Cape Point is situated at the southernmost point of the Table Mountain National Park. This impressive sandstone headland, sculptured by the sea over millions of years, represents the theoretical boundary between the cold Atlantic and temperate Indian Oceans.
Sir Francis Drake, the first Englishman to round the Cape of Good Hope in 1580, described this unforgettable sight thus: “This Cape is a most stately thing, and the fairest Cape we saw in the whole circumference of the earth”.
While the inshore water is typically a cold and greenish 12 degrees C, the water about 40 kms offshore often 22 degrees C and blue, thanks to the Agulhas Current that sweeps southwards from the tropics. At this interface between cold and warm water is where much sealife is found. While famous for tuna and other gamefish, this area is also ideal for filming mako and blue sharks, seals, dolphins and pods of pilot whales.
The variety of sea birds life off Cape Point is astounding and includes penguins, gulls, cormorants, gannets, sheerwaters, various albatross and petrels. Little wonder that bird lovers from far afield come here to place more ticks on their bird lists.
We normally work near the “Canyon”, an area where the water depth quickly drops to 500 metres. However, the first quarter of 2009 has been a difficult time off our coast. The south easterly winds have persisted longer that normal and the water off Cape Point has often been cold and dirty with few tuna but with an increase in shark numbers.
I have been off Cape Point a number of times this summer. My most recent trip was on a day with green water and, therefore, I had few expectations but I had an interesting experience. On finding a raft of cape fur seals and some small blue sharks I jumped in with my camera. Below me I saw the familiar sight of longfin and yellowfin tuna darting in on our bait but the visibility was only about 6 metres.
We started throwing sardines into the water to bring the tuna to the surface, thereby making filming easier. As was usually the case, the seals were not interested in dead fish and only played with our sardine bait but the blue sharks had other ideas, darting in between the seals for the food. However, every time a blue shark went for a sardine, the seals would chase it away, often flowing the shark’s tail in a playful rather than an aggressive manner. This reminded me of the sardine run where I have witnessed seals “tailgating” blacktip sharks feeding on sardine baitballs.

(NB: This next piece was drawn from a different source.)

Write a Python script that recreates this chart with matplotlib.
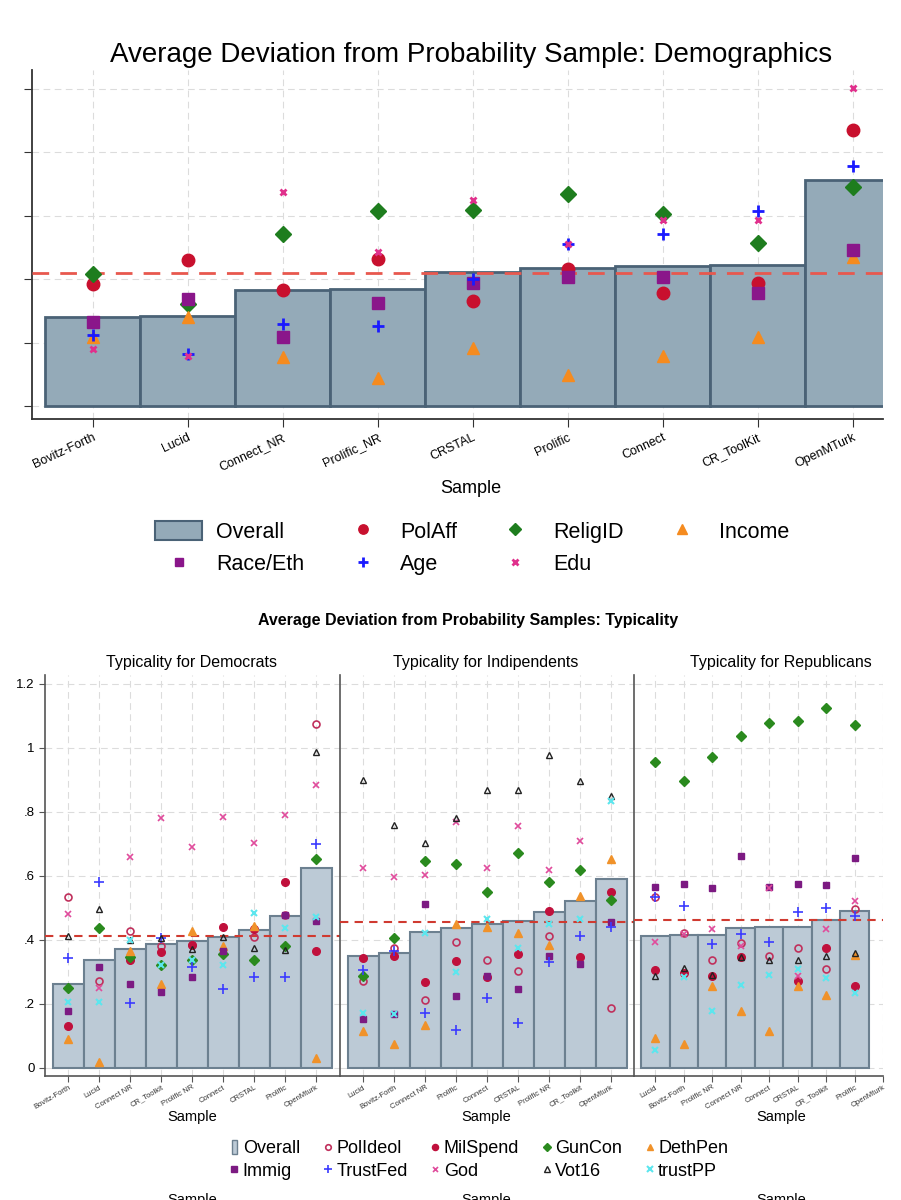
import numpy as np
import matplotlib
matplotlib.use('Agg')
import matplotlib.pyplot as plt
from matplotlib.patches import Rectangle
from matplotlib.lines import Line2D

plt.rcParams['font.family'] = ['Liberation Sans', 'DejaVu Sans']

nan = np.nan

# ---- top chart: demographics (y in tick units, labels are cut off in the original)
demo_samples = ['Bovitz-Forth', 'Lucid', 'Connect_NR', 'Prolific_NR', 'CRSTAL',
                'Prolific', 'Connect', 'CR_ToolKit', 'OpenMTurk']
demo_overall = [1.40, 1.43, 1.84, 1.85, 2.12, 2.18, 2.21, 2.22, 3.57]
demo_polaff = [1.92, 2.30, 1.84, 2.32, 1.66, 2.16, 1.78, 1.94, 4.36]
demo_religid = [2.09, 1.61, 2.71, 3.08, 3.10, 3.35, 3.03, 2.58, 3.46]
demo_income = [1.09, 1.41, 0.78, 0.44, 0.92, 0.50, 0.80, 1.09, 2.35]
demo_race = [1.33, 1.69, 1.09, 1.63, 1.94, 2.04, 2.04, 1.79, 2.46]
demo_age = [1.12, 0.82, 1.29, 1.26, 2.00, 2.55, 2.71, 3.08, 3.79]
demo_edu = [0.91, 0.79, 3.38, 2.43, 3.25, 2.55, 2.94, 2.93, 5.01]
demo_mean = 2.10

# ---- bottom chart: typicality
dem_samples = ['Bovitz-Forth', 'Lucid', 'Connect NR', 'CR_Toolkit', 'Prolific NR',
               'Connect', 'CRSTAL', 'Prolific', 'OpenMturk']
dem_overall = [0.260, 0.336, 0.370, 0.387, 0.395, 0.407, 0.430, 0.473, 0.623]
dem_polideol = [0.532, 0.271, 0.427, 0.379, 0.384, nan, 0.407, 0.478, 1.075]
dem_milspend = [0.129, nan, 0.338, 0.361, 0.382, 0.441, 0.434, 0.581, 0.366]
dem_guncon = [0.250, 0.435, 0.345, 0.321, 0.337, 0.354, 0.337, 0.381, 0.652]
dem_dethpen = [0.090, 0.019, 0.366, 0.263, 0.428, 0.381, 0.443, nan, 0.030]
dem_immig = [0.177, 0.315, 0.263, 0.237, 0.282, 0.366, nan, 0.478, 0.458]
dem_trustfed = [0.342, 0.579, 0.202, 0.404, 0.316, 0.246, 0.284, 0.284, 0.698]
dem_god = [0.480, 0.250, 0.658, 0.781, 0.691, 0.782, 0.703, 0.791, 0.884]
dem_vot16 = [0.411, 0.497, 0.400, 0.404, 0.370, 0.409, 0.374, 0.369, 0.985]
dem_trustpp = [0.204, 0.206, 0.400, 0.321, 0.337, 0.321, 0.484, 0.437, 0.471]
dem_mean = 0.410

ind_samples = ['Lucid', 'Bovitz-Forth', 'Connect NR', 'Prolific', 'Connect',
               'CRSTAL', 'Prolific NR', 'CR_Toolkit', 'OpenMturk']
ind_overall = [0.349, 0.359, 0.425, 0.437, 0.450, 0.457, 0.486, 0.522, 0.590]
ind_polideol = [0.271, 0.374, 0.210, 0.392, 0.337, 0.303, 0.410, nan, 0.187]
ind_milspend = [0.344, 0.348, 0.267, 0.332, 0.282, 0.355, 0.490, 0.346, 0.550]
ind_guncon = [0.288, 0.404, 0.645, 0.635, 0.550, 0.670, 0.580, 0.619, 0.523]
ind_dethpen = [0.116, 0.074, 0.134, 0.449, 0.440, 0.421, 0.383, 0.538, 0.653]
ind_immig = [0.151, 0.167, 0.512, 0.225, 0.288, 0.245, 0.349, 0.323, 0.456]
ind_trustfed = [0.305, 0.366, 0.172, 0.119, 0.218, 0.140, 0.329, 0.411, 0.439]
ind_god = [0.625, 0.596, 0.601, 0.767, 0.623, 0.756, 0.618, 0.707, nan]
ind_vot16 = [0.898, 0.757, 0.701, 0.780, 0.867, 0.867, 0.976, 0.897, 0.849]
ind_trustpp = [0.171, 0.167, 0.422, 0.298, 0.464, 0.374, 0.450, 0.466, 0.834]
ind_mean = 0.456

rep_samples = ['Lucid', 'Bovitz-Forth', 'Prolific NR', 'Connect NR', 'Connect',
               'CRSTAL', 'CR_Toolkit', 'Prolific', 'OpenMturk']
rep_overall = [0.413, 0.415, 0.414, 0.437, 0.440, 0.440, 0.461, 0.490, nan]
rep_polideol = [0.533, 0.422, 0.338, 0.389, 0.348, 0.374, 0.309, 0.497, nan]
rep_milspend = [0.304, 0.297, 0.287, 0.346, nan, 0.271, 0.373, 0.255, nan]
rep_guncon = [0.955, 0.895, 0.971, 1.036, 1.076, 1.082, 1.125, 1.071, nan]
rep_dethpen = [0.094, 0.073, 0.255, 0.177, 0.115, 0.254, 0.227, 0.352, nan]
rep_immig = [0.565, 0.575, 0.563, 0.660, 0.565, 0.575, 0.571, 0.656, nan]
rep_trustfed = [0.533, 0.505, 0.387, 0.418, 0.394, 0.487, 0.498, 0.474, nan]
rep_god = [0.392, 0.418, 0.432, 0.379, 0.562, 0.287, 0.434, 0.522, nan]
rep_vot16 = [0.286, 0.312, 0.291, 0.346, 0.336, 0.338, 0.349, 0.358, nan]
rep_trustpp = [0.056, 0.284, 0.177, 0.258, 0.291, 0.309, 0.280, 0.233, nan]
rep_mean = 0.462

W, H = 901, 1200
GRID = dict(color='#dcdcdc', linestyle=(0, (6, 4)), linewidth=0.8)


def box(l, t, r, b):
    # pixel box -> figure fraction
    return [l / W, 1 - b / H, (r - l) / W, (b - t) / H]


# marker styles
top_styles = {
    'PolAff': dict(marker='o', color='#c8102e', ms=9),
    'ReligID': dict(marker='D', color='#1e7d1e', ms=8),
    'Income': dict(marker='^', color='#f58b1f', ms=9),
    'Race/Eth': dict(marker='s', color='#8a168a', ms=8.5),
    'Age': dict(marker='+', color='#1a1aff', ms=9, mew=2),
    'Edu': dict(marker='x', color='#e0308c', ms=5, mew=2),
}
bot_styles = {
    'PolIdeol': dict(marker='o', color='#c0305c', mfc='none', ms=5, mew=1.2),
    'MilSpend': dict(marker='o', color='#c0103c', ms=5.5),
    'GunCon': dict(marker='D', color='#2a8a1e', ms=5),
    'DethPen': dict(marker='^', color='#f0922a', ms=5.5),
    'Immig': dict(marker='s', color='#7c1a82', ms=5),
    'TrustFed': dict(marker='+', color='#3b3bff', ms=7, mew=1.2),
    'God': dict(marker='x', color='#e04c9c', ms=4.5, mew=1.2),
    'Vot16': dict(marker='^', color='#222222', mfc='none', ms=5, mew=1),
    'trustPP': dict(marker='x', color='#5ce6ee', ms=5, mew=1.5),
}

fig = plt.figure(figsize=(W / 100, H / 100), dpi=100)

# ================= top chart =================
ax = fig.add_axes(box(32, 70, 883, 419))
x = np.arange(len(demo_samples))
ax.bar(x, demo_overall, width=1.0, color='#94aab8', edgecolor='#4a6276',
       linewidth=2, zorder=2)
ax.axhline(demo_mean, color='#e8584e', lw=2, ls=(0, (6, 4)), zorder=3)
top_series = [('PolAff', demo_polaff), ('ReligID', demo_religid),
              ('Income', demo_income), ('Race/Eth', demo_race),
              ('Age', demo_age), ('Edu', demo_edu)]
for name, vals in top_series:
    ax.plot(x, vals, ls='none', zorder=4, **top_styles[name])

ax.set_xlim(-0.637, 8.32)
ax.set_ylim(-0.2, 5.3)
ax.set_yticks(range(6))
ax.set_xticks(x)
ax.set_xticklabels(demo_samples, rotation=25, ha='right', rotation_mode='anchor',
                   fontsize=9)
ax.tick_params(axis='y', labelleft=False, length=6, color='#333333')
ax.tick_params(axis='x', length=6, color='#333333', pad=3)
ax.grid(True, **GRID)
ax.set_axisbelow(True)
for s in ['top', 'right']:
    ax.spines[s].set_visible(False)
for s in ['left', 'bottom']:
    ax.spines[s].set_color('#333333')
    ax.spines[s].set_linewidth(1.3)

fig.text(471 / W, 1 - 55 / H, 'Average Deviation from Probability Sample: Demographics',
         ha='center', va='center', fontsize=20)
fig.text(471 / W, 1 - 488 / H, 'Sample', ha='center', va='center', fontsize=13)

# legend, reordered so it reads row by row
h_over = Rectangle((0, 0), 1, 1, facecolor='#94aab8', edgecolor='#4a6276', lw=1.5)
def mk(st, scale=0.75):
    st = dict(st)
    st['ms'] = st['ms'] * scale
    return Line2D([], [], ls='none', **st)
handles = [h_over, mk(top_styles['Race/Eth']), mk(top_styles['PolAff']),
           mk(top_styles['Age']), mk(top_styles['ReligID']), mk(top_styles['Edu']),
           mk(top_styles['Income'])]
labels = ['Overall', 'Race/Eth', 'PolAff', 'Age', 'ReligID', 'Edu', 'Income']
fig.legend(handles, labels, ncol=4, loc='upper left',
           bbox_to_anchor=(155 / W, 1 - 521 / H), frameon=False, fontsize=15.5,
           handlelength=2.2, handleheight=0.95, handletextpad=0.65,
           columnspacing=1.6, labelspacing=0.5, borderpad=0, borderaxespad=0)

# ================= bottom chart =================
fig.text(468 / W, 1 - 621 / H, 'Average Deviation from Probability Samples: Typicality',
         ha='center', va='center', fontsize=11.5, fontweight='bold')

panels = [
    (45, 340, 'Typicality for Democrats', 192, dem_samples, dem_overall, dem_mean,
     [dem_polideol, dem_milspend, dem_guncon, dem_dethpen, dem_immig,
      dem_trustfed, dem_god, dem_vot16, dem_trustpp]),
    (340, 634, 'Typicality for Indipendents', 486, ind_samples, ind_overall, ind_mean,
     [ind_polideol, ind_milspend, ind_guncon, ind_dethpen, ind_immig,
      ind_trustfed, ind_god, ind_vot16, ind_trustpp]),
    (634, 883, 'Typicality for Republicans', 781, rep_samples, rep_overall, rep_mean,
     [rep_polideol, rep_milspend, rep_guncon, rep_dethpen, rep_immig,
      rep_trustfed, rep_god, rep_vot16, rep_trustpp]),
]
bot_names = list(bot_styles.keys())

for i, (l, r, title, tx, cats, overall, mean, series) in enumerate(panels):
    ax = fig.add_axes(box(l, 675, r, 1075.7))
    x = np.arange(len(cats))
    ax.bar(x, overall, width=1.0, color='#bccad6', edgecolor='#6c8090',
           linewidth=1.5, zorder=2)
    ax.axhline(mean, color='#d03a30', lw=1.5, ls=(0, (4, 3)), zorder=3)
    for name, vals in zip(bot_names, series):
        ax.plot(x, vals, ls='none', zorder=4, **bot_styles[name])
    ax.set_xlim(-0.75, -0.75 + (r - l) / 31.0)
    ax.set_ylim(-0.025, 1.227)
    ax.set_xticks(x)
    ax.set_xticklabels(cats, rotation=30, ha='right', rotation_mode='anchor',
                       fontsize=5.5, color='#333333')
    ax.set_yticks([0, 0.2, 0.4, 0.6, 0.8, 1.0, 1.2])
    if i == 0:
        ax.set_yticklabels(['0', '.2', '.4', '.6', '.8', '1', '1.2'], fontsize=9.5)
        ax.tick_params(axis='y', length=4, color='#555555')
    else:
        ax.tick_params(axis='y', labelleft=False, length=0)
    ax.tick_params(axis='x', length=4, color='#555555', pad=2)
    ax.grid(True, **GRID)
    ax.set_axisbelow(True)
    for s in ['top', 'right']:
        ax.spines[s].set_visible(False)
    for s in ['left', 'bottom']:
        ax.spines[s].set_color('#555555')
        ax.spines[s].set_linewidth(1.2)
    fig.text(tx / W, 1 - 663 / H, title, ha='center', va='center', fontsize=11.5)
    fig.text(tx / W, 1 - 1117 / H, 'Sample', ha='center', va='center', fontsize=10.5)
    # axis title cut off by the bottom edge, as in the screenshot
    fig.text(tx / W, 0.0, 'Sample', ha='center', va='center', fontsize=10.5)

h_bar = Rectangle((0, 0), 1, 1, facecolor='#bccad6', edgecolor='#6c8090', lw=1)
def mk2(name):
    st = dict(bot_styles[name])
    st['ms'] = st['ms'] * 0.8
    return Line2D([], [], ls='none', **st)
handles = [h_bar, mk2('Immig'), mk2('PolIdeol'), mk2('TrustFed'), mk2('MilSpend'),
           mk2('God'), mk2('GunCon'), mk2('Vot16'), mk2('DethPen'), mk2('trustPP')]
labels = ['Overall', 'Immig', 'PolIdeol', 'TrustFed', 'MilSpend', 'God',
          'GunCon', 'Vot16', 'DethPen', 'trustPP']
fig.legend(handles, labels, ncol=5, loc='upper left',
           bbox_to_anchor=(232 / W, 1 - 1140 / H), frameon=False, fontsize=13,
           handlelength=0.25, handleheight=0.8, handletextpad=0.35,
           columnspacing=1.4, labelspacing=0.3, borderpad=0, borderaxespad=0)

fig.savefig('out.png', dpi=100)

This appeared to be a case of seals having some fun but, when they react in a similar fashion with white sharks, it is a matter of survival. If a white shark is unsuccessful in its initial attack, the seal will position itself behind the shark and follow its tail until it sees an opportunity to make a break for the safety of the island. Could it be that the seals, when amongst non-threatening sharks such as blacktips and blue sharks, practice for the real thing?
A few weeks later I returned to the Canyon once more. On this occasion the water was blue, the underwater visibility was 20 metres and there were more blue sharks in the water than I had ever seen before. As far as the eye could see in any direction there were blue sharks. They bumped the bait drum, swam into me as if I was not there and kept biting the monitor on my underwater housing. No problem with close-up shots on that day.